Le Collège des médecins lui-même précise dans son communiqué que «ce n'est pas à sa demande que l'interruption volontaire de grossesse figure sur la liste des services pouvant être dispensés dans un centre médical spécialisé» et que «les règles appliquées dans ces centres depuis plusieurs décennies n'ont jamais démontré jusqu'à maintenant des problèmes majeurs de qualité». «Ça vient confirmer que ce n'est pas le Collège, c'est le ministère qui les a émises», a ajouté la Dre Francine Léger, de la clinique Morgentaler, à RDI.
Le Dr Claude Paquin, de la clinique Fémina, semblait soulagé de l'appui du Collège des médecins. «C'est fantastique, a-t-il réagi à chaud, mais la bataille n'est pas finie tant qu'on continue à nous imposer une structure aussi lourde que celle des CMS.» Il faudra voir quelles recommandations le Collège des médecins fera au ministère avant de crier victoire, ajoute-t-il. Sa collègue Francine Léger abonde dans le même sens: «On s'en réjouit, on attend la réponse du Collège et on pense qu'on va revenir aux normes qu'on respectait.»
Mille places à trouver
Reste que la Clinique de l'Alternative demeurera probablement sur sa décision de cesser de pratiquer des avortements, même si on assouplit les normes dans les prochaines semaines. En entrevue avec Le Devoir, sa directrice Micheline Dupuis avait précisé qu'elle ne comptait pas changer d'idée.
Il faudra donc rediriger au moins 1000 femmes par an vers d'autres établissements. L'Agence de la santé et des services sociaux de Montréal a annoncé hier matin, avant la sortie du Collège des médecins, son plan pour garantir l'accessibilité des IVG sur l'île. Il redistribue les cas de la Clinique de l'Alternative, mais également ceux des cliniques Fémina et Morgentaler.
Le p.-d.g. de l'agence, le Dr David Lévine, dévoilait dans un même élan que la clinique L'Envolée, qui pratique moins de 300 avortements par an, avait obtenu «sans condition» son permis de CMS. Il prévoit donc y rediriger une partie des femmes et répartir les autres patientes dans les CLSC, les hôpitaux et le Centre de santé des femmes de Montréal. En entrevue avec Le Devoir, la Dre Léger ne cachait pas sa surprise que L'Envolée ait obtenu son permis de CMS, puisque, selon elle, leurs «installations sont semblables [aux leurs] et répondent aux mêmes hauts standards». Il a été impossible de parler à une des quatre médecins propriétaires de cette dernière clinique, qui sont en vacances.

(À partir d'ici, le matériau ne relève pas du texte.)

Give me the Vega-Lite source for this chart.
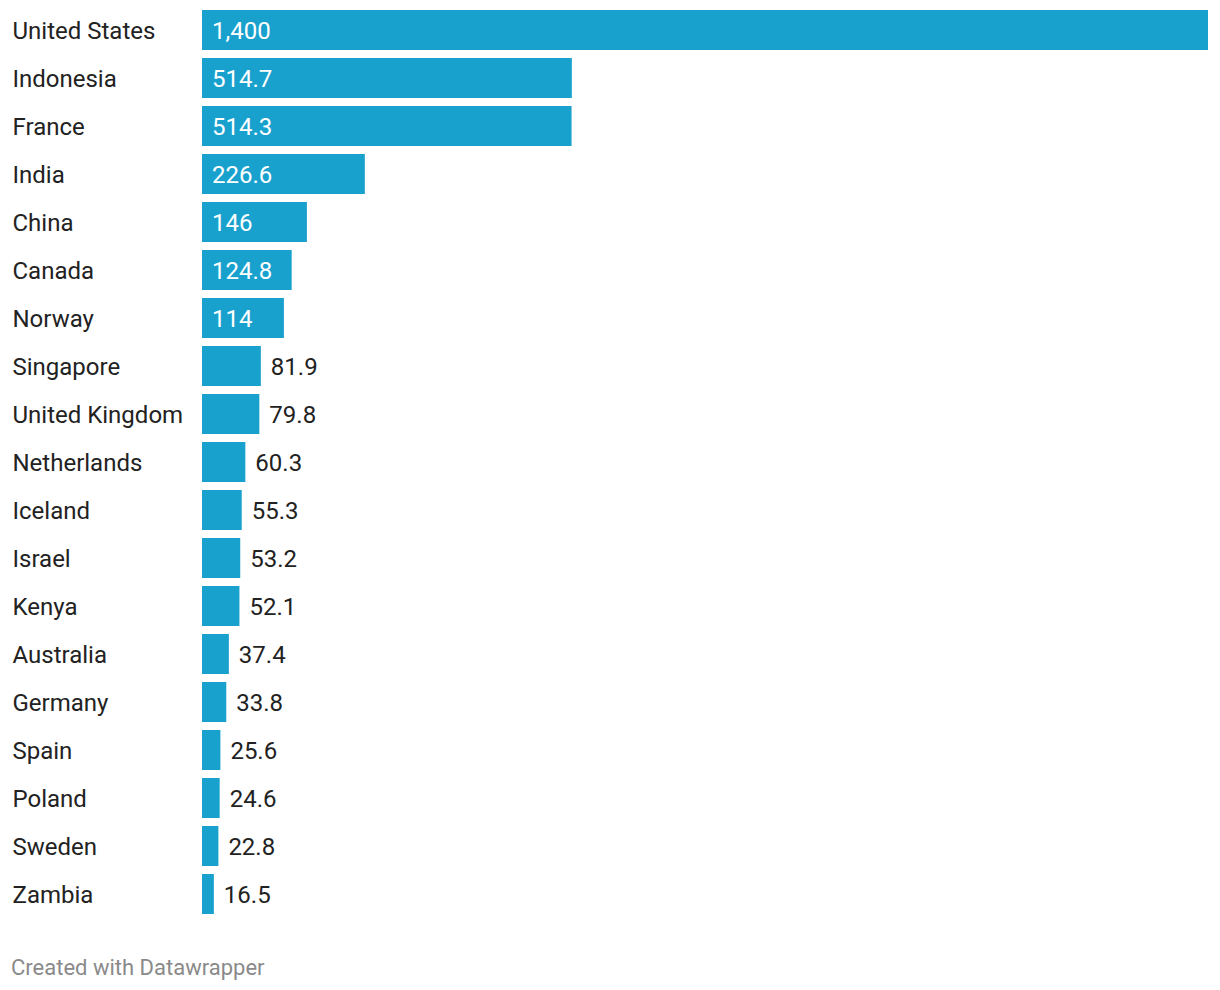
{
  "$schema": "https://vega.github.io/schema/vega-lite/v6.json",
  "width": 1006,
  "height": 912,
  "autosize": {"type": "none"},
  "padding": {"left": 202, "top": 6, "right": 12, "bottom": 72},
  "background": "white",
  "config": {"view": {"stroke": null}, "font": "Roboto"},
  "title": {
    "text": "Created with Datawrapper",
    "orient": "bottom",
    "anchor": "start",
    "frame": "bounds",
    "font": "Roboto",
    "fontSize": 22,
    "fontWeight": "normal",
    "color": "#8a8a8a",
    "offset": 40,
    "dx": -1
  },
  "data": {
    "values": [
      {"country": "United States", "value": 1400},
      {"country": "Indonesia", "value": 514.7},
      {"country": "France", "value": 514.3},
      {"country": "India", "value": 226.6},
      {"country": "China", "value": 146},
      {"country": "Canada", "value": 124.8},
      {"country": "Norway", "value": 114},
      {"country": "Singapore", "value": 81.9},
      {"country": "United Kingdom", "value": 79.8},
      {"country": "Netherlands", "value": 60.3},
      {"country": "Iceland", "value": 55.3},
      {"country": "Israel", "value": 53.2},
      {"country": "Kenya", "value": 52.1},
      {"country": "Australia", "value": 37.4},
      {"country": "Germany", "value": 33.8},
      {"country": "Spain", "value": 25.6},
      {"country": "Poland", "value": 24.6},
      {"country": "Sweden", "value": 22.8},
      {"country": "Zambia", "value": 16.5}
    ]
  },
  "encoding": {
    "y": {
      "field": "country",
      "type": "nominal",
      "sort": null,
      "scale": {"paddingInner": 0.1667, "paddingOuter": 0.0833},
      "axis": {
        "title": null,
        "domain": false,
        "ticks": false,
        "tickSize": 0,
        "labelPadding": 190,
        "labelAlign": "left",
        "labelFont": "Roboto",
        "labelFontSize": 24,
        "labelColor": "#222222",
        "labelLimit": 0,
        "labelOffset": 2
      }
    }
  },
  "layer": [
    {
      "mark": {"type": "bar", "color": "#19a1ce"},
      "encoding": {
        "x": {
          "field": "value",
          "type": "quantitative",
          "scale": {"domain": [0, 1400], "nice": false, "zero": true},
          "axis": null
        }
      }
    },
    {
      "transform": [{"filter": "datum.value >= 100"}],
      "mark": {"type": "text", "align": "left", "baseline": "middle", "dx": 10, "dy": 2, "fontSize": 24, "color": "white", "font": "Roboto"},
      "encoding": {
        "x": {"datum": 0, "type": "quantitative"},
        "text": {"field": "value", "type": "quantitative", "format": ","}
      }
    },
    {
      "transform": [{"filter": "datum.value < 100"}],
      "mark": {"type": "text", "align": "left", "baseline": "middle", "dx": 10, "dy": 2, "fontSize": 24, "color": "#222222", "font": "Roboto"},
      "encoding": {
        "x": {"field": "value", "type": "quantitative"},
        "text": {"field": "value", "type": "quantitative", "format": ","}
      }
    }
  ]
}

Les listes d'attente risquent donc de s'allonger même si les cliniques Morgentaler et Fémina obtiennent leur permis de CMS. Une situation que David Levine nie. «Il n'y a personne sur une liste d'attente, nous garantissons l'accès en deux semaines, et il n'y aura pas de liste d'attente à l'avenir», a-t-il dit lors du point de presse.
Les Drs Léger et Paquin, ainsi que la Clinique de l'Alternative, affirment que le délai peut atteindre trois, voire quatre semaines dans certaines périodes et qu'il risque de s'allonger avec la fin des IVG à l'Alternative. «La fin des IVG à la Clinique de l'Alternative, c'est un drame pour les femmes de Montréal», se désole le Dr Barrette, qui avait averti au printemps que la loi 34 mettait en péril l'accessibilité aux cliniques d'avortement. «Les hôpitaux sont déjà à pleine capacité, si 1000 femmes se déplacent vers les hôpitaux, c'est 1000 autres personnes que ça déplace, comme les dominos.» Si leurs quotas sont élargis, les cliniques privées sont prêtes à accueillir ces patientes.